To be done: Copy out every line that contains the word "matplotlib".

Dataset records:

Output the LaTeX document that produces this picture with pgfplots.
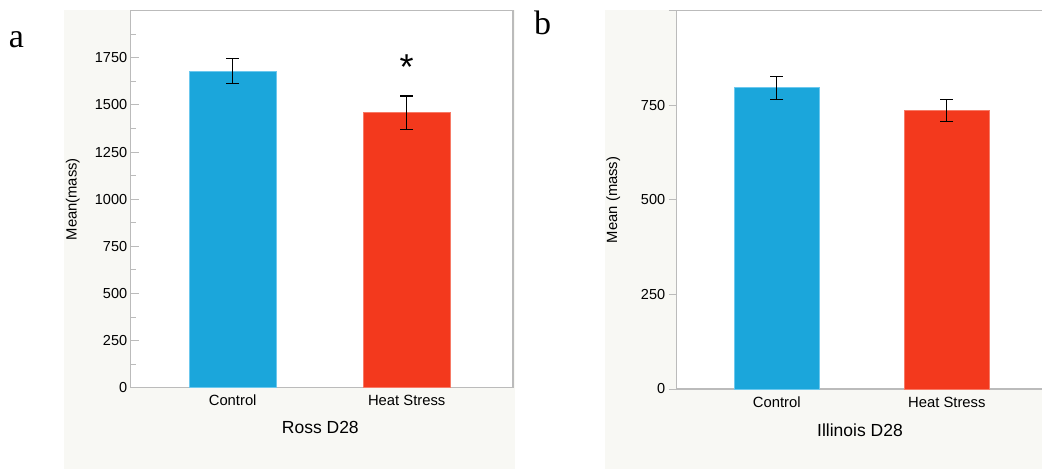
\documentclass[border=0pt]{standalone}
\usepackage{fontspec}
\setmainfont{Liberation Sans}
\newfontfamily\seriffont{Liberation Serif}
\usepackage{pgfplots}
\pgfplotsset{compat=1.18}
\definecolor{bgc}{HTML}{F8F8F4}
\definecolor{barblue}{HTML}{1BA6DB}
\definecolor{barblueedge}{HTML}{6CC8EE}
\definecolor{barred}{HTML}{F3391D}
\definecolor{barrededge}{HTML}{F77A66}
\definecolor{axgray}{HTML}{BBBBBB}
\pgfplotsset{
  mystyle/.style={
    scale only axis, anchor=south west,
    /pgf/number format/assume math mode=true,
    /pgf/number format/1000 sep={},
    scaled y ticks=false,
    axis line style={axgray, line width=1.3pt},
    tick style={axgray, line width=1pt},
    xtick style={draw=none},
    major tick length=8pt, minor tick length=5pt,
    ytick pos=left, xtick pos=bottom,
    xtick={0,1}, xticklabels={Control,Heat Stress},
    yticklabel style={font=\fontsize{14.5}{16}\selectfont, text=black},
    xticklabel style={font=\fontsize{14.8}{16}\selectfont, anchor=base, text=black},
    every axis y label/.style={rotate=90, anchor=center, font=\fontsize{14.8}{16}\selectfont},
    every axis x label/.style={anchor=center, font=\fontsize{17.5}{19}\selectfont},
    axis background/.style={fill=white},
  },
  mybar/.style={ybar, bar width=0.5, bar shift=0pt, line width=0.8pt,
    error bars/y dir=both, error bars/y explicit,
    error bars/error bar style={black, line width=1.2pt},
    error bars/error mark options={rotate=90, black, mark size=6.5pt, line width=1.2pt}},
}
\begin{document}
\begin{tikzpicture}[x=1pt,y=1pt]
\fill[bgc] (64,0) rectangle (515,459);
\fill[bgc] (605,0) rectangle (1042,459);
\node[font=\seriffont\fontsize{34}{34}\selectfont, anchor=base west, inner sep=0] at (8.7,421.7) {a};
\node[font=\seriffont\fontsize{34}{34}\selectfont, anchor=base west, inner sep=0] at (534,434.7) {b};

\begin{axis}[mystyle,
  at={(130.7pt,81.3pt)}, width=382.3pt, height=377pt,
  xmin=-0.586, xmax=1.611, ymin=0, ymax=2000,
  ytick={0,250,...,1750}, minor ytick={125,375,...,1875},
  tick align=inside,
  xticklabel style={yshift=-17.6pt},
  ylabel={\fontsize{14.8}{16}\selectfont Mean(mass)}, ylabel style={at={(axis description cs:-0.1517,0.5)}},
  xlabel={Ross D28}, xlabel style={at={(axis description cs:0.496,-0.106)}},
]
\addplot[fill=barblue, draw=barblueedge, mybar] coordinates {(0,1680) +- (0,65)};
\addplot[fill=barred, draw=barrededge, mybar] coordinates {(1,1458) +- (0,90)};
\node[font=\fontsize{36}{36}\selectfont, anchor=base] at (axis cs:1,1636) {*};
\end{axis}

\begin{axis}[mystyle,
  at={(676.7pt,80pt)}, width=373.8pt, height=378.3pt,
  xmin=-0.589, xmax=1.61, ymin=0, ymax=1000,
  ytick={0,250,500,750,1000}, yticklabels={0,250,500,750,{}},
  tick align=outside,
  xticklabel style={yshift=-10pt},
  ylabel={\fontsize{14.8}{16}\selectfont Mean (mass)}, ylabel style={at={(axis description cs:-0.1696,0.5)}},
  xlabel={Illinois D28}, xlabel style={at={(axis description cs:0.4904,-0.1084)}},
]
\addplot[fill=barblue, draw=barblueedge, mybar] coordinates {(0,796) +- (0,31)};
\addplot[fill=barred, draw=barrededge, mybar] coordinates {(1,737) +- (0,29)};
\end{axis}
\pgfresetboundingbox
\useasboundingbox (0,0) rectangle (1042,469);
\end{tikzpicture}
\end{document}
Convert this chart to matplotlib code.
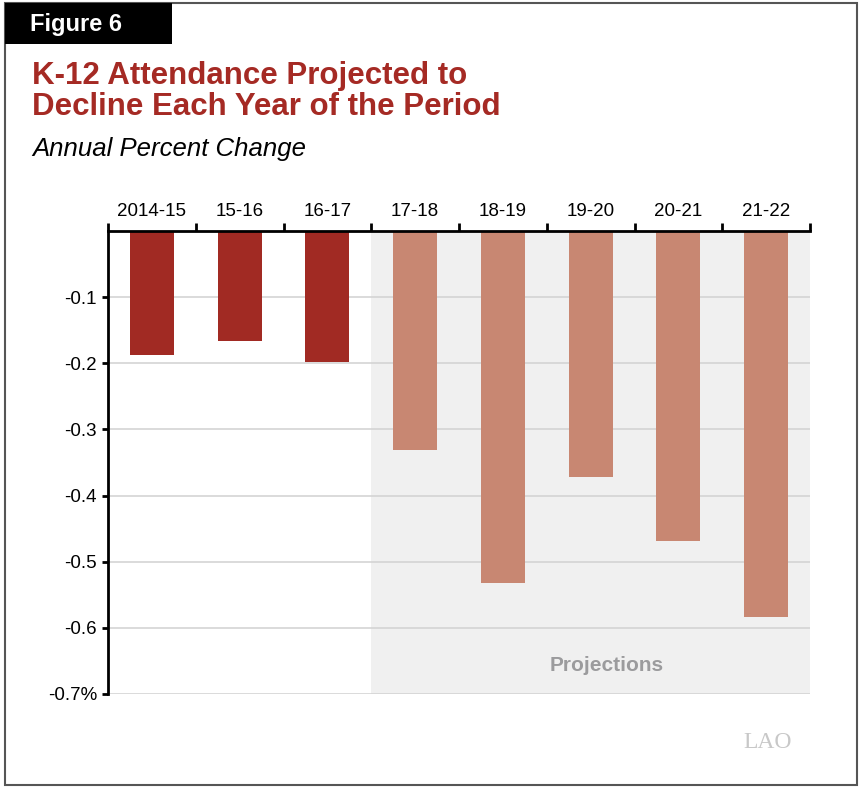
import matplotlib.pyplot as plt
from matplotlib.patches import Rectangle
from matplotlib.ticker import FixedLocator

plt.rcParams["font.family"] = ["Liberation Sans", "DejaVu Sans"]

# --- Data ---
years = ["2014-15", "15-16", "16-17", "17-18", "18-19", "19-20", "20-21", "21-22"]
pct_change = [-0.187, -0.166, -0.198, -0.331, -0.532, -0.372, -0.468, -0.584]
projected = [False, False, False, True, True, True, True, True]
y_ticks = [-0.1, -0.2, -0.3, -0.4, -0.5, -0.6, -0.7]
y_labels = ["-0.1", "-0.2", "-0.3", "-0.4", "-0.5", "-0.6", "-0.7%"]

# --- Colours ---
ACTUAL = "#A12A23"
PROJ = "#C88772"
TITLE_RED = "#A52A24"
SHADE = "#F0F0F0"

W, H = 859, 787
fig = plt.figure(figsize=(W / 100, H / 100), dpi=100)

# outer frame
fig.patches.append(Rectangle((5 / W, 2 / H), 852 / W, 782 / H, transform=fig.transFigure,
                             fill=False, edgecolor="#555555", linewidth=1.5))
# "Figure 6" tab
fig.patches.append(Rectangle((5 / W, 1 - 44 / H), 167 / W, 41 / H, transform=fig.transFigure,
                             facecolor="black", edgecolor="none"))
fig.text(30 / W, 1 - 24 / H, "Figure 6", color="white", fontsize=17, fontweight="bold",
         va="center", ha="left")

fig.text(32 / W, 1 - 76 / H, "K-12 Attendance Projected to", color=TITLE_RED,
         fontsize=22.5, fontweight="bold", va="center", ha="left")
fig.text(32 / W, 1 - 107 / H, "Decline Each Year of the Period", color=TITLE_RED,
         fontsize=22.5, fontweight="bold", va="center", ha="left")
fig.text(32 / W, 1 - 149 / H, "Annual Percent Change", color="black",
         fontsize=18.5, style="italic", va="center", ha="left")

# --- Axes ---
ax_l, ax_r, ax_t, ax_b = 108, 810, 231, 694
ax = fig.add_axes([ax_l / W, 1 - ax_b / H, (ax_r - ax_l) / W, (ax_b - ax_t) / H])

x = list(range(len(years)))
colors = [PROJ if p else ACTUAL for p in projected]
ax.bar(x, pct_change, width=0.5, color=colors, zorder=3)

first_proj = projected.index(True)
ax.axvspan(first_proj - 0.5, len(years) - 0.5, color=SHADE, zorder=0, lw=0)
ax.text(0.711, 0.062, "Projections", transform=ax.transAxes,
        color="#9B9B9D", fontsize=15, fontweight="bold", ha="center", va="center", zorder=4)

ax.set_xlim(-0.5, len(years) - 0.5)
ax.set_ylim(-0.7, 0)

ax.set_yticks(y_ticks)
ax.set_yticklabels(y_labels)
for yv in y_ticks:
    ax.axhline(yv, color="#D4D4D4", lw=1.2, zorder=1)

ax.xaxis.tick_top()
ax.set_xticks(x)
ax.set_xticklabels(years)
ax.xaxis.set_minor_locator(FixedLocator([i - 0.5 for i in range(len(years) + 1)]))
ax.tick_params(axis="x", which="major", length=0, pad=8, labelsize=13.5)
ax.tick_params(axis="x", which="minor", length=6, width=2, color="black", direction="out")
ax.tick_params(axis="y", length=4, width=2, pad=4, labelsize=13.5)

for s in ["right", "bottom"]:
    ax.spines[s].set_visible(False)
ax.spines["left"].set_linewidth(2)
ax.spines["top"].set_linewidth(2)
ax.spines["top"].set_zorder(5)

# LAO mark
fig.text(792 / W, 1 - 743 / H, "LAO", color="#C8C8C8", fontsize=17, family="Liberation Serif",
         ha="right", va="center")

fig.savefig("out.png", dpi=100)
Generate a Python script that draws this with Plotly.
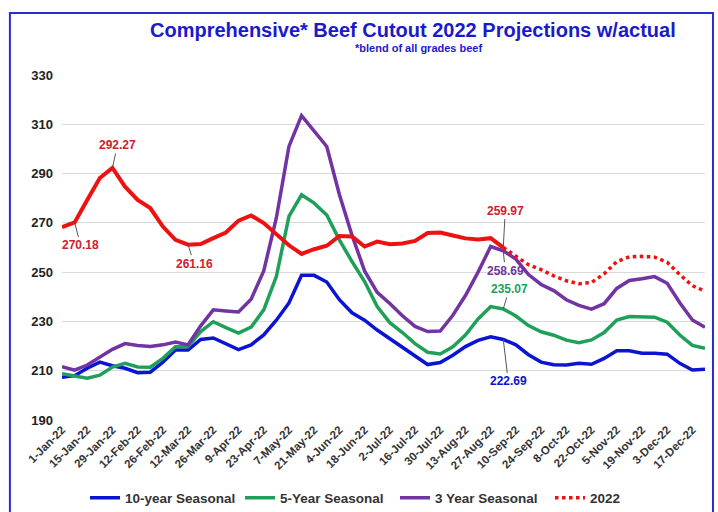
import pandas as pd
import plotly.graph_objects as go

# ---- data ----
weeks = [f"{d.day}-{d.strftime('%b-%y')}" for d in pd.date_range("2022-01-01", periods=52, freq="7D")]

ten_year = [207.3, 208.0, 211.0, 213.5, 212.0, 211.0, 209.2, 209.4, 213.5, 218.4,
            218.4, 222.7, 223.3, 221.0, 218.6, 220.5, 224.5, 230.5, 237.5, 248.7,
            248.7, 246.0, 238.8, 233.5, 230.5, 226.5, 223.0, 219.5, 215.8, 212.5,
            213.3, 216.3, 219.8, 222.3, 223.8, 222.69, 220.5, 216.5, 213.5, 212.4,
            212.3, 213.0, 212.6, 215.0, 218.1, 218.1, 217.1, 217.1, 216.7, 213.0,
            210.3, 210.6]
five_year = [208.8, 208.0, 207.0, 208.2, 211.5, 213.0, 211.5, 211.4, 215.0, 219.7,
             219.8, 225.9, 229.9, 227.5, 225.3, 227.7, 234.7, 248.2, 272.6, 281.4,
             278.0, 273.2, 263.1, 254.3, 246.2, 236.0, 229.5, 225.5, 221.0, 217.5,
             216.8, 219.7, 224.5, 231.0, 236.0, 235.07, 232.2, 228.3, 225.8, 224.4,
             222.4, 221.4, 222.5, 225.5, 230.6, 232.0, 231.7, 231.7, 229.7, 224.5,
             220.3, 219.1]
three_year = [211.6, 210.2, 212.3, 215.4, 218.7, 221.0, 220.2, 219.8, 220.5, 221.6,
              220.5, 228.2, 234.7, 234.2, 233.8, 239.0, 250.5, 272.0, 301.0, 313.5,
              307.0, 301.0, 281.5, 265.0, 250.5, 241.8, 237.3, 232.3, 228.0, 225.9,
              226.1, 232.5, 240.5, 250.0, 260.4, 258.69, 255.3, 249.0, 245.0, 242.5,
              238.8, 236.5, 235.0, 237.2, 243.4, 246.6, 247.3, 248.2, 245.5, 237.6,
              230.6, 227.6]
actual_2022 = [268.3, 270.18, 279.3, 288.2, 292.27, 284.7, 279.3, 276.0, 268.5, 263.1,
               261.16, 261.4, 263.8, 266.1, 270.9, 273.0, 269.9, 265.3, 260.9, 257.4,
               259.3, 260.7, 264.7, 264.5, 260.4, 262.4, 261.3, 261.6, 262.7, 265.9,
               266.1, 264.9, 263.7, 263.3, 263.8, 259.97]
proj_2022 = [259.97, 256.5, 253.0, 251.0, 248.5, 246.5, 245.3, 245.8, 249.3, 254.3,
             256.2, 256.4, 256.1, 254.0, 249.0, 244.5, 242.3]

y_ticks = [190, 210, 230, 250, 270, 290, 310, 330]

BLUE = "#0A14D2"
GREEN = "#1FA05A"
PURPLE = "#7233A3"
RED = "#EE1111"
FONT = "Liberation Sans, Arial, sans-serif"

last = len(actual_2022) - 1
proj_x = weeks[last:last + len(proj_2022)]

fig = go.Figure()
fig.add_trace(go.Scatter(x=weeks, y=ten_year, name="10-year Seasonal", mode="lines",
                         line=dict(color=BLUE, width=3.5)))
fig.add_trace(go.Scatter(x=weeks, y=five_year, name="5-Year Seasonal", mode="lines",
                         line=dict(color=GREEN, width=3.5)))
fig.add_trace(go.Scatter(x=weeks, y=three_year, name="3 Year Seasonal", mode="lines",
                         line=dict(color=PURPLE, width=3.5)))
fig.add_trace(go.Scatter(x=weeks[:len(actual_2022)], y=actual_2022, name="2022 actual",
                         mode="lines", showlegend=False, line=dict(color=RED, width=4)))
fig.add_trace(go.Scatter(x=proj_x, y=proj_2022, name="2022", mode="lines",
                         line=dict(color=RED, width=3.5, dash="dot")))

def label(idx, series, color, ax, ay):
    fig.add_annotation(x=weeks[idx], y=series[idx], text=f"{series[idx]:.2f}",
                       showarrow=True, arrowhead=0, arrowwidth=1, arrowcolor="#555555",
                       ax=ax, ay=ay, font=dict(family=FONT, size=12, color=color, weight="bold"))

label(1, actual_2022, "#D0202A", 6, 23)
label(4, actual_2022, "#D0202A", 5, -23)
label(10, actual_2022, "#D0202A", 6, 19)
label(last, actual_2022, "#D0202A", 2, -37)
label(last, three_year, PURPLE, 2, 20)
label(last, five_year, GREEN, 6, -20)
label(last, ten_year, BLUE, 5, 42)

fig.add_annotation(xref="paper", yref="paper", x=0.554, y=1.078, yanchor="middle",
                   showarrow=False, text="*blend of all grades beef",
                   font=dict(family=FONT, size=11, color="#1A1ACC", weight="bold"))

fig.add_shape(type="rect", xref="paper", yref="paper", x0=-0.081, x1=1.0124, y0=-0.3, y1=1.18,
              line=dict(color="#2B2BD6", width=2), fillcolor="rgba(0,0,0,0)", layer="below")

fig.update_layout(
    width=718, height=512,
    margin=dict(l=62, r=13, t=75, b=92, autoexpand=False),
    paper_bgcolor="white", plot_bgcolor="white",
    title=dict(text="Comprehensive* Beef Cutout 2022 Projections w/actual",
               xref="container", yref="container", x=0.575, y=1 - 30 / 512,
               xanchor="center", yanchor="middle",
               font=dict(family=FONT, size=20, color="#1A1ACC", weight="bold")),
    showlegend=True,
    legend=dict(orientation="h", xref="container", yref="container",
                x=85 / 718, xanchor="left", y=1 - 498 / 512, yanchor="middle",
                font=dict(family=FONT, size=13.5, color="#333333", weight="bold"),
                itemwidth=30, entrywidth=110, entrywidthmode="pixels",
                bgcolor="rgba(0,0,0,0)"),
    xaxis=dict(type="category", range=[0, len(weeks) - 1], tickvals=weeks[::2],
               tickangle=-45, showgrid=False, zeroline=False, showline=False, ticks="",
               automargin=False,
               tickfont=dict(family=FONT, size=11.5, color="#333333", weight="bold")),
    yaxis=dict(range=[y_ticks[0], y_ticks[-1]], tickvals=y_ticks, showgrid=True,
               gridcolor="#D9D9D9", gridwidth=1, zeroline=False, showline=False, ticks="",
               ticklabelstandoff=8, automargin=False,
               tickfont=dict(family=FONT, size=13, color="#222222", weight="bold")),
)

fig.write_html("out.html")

Expected output:
Convert this chart to matplotlib code.
import matplotlib.pyplot as plt
from matplotlib.patches import Rectangle
from matplotlib.ticker import FixedLocator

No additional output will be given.